Eliminate any/all unnecessary alarm thresholds unless they serve some related business purpose or are required for business-critical resource monitoring.
CPU monitoring

Decide upon valid and appropriate threshold values for each OS platform, e.g., for Windows versus UNIX/Linux, e.g., 99% for 20 minutes/n samples on Windows, versus 99% for 5 minutes on UNIX/Linux.
Physical Memory

When 10% of available physical memory remains or whatever makes the most sense based on your requirements for each application/OS/server type or device.
Process monitoring - don't monitor a process very frequently unless there is a good reason to do so.
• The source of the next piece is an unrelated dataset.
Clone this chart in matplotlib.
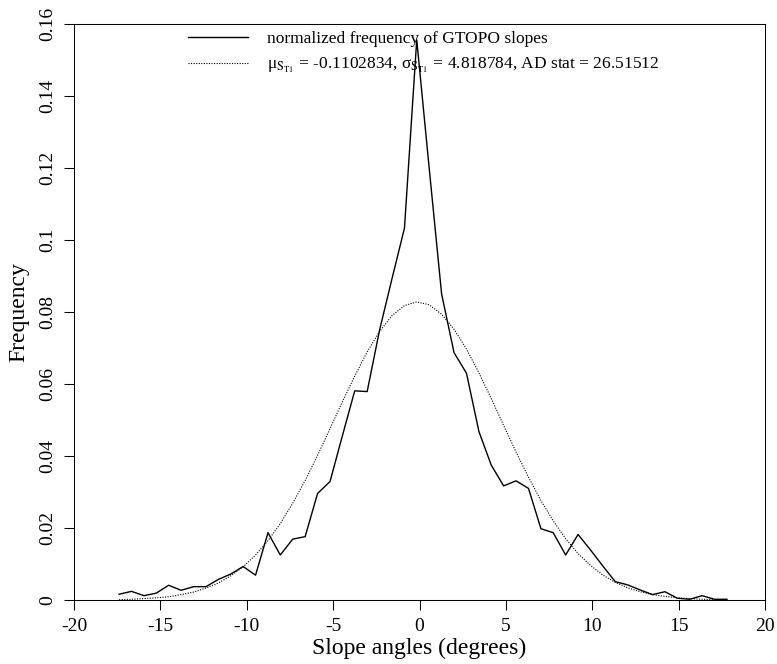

Perhaps the reason may be temporary, peak periods, high-revenue season, etc.
Live alarms

Ideally for a single customer, Live alarms should be kept at what a UIM Administrator may consider a manageable level, e.g., less than 2k? That will depend on the environment and extensiveness of the monitoring footprint.
You can undertake efforts to reduce the overall load on the nas but if no monitoring governance is undertaken, and alarms are not resolved, and/or they never will be, the alarm thresholds should be disabled otherwise the alarms will simply continue to build up day after day. Generally, alarms are simply 'noise' unless some plan of action is put into place to handle/address the reason they occurred in the first place.
To start with, you could delete any alarms older than a week or two based on Origin Time. Then start doing monitoring governance on those alarms that no one is responding to - turn them off (disable the thresholds). The underlying root problem for poor or inconsistent nas performance is most commonly the total number of active alarms and alarms with very high counts, e.g., thousands, tens of thousands or hundreds of thousands.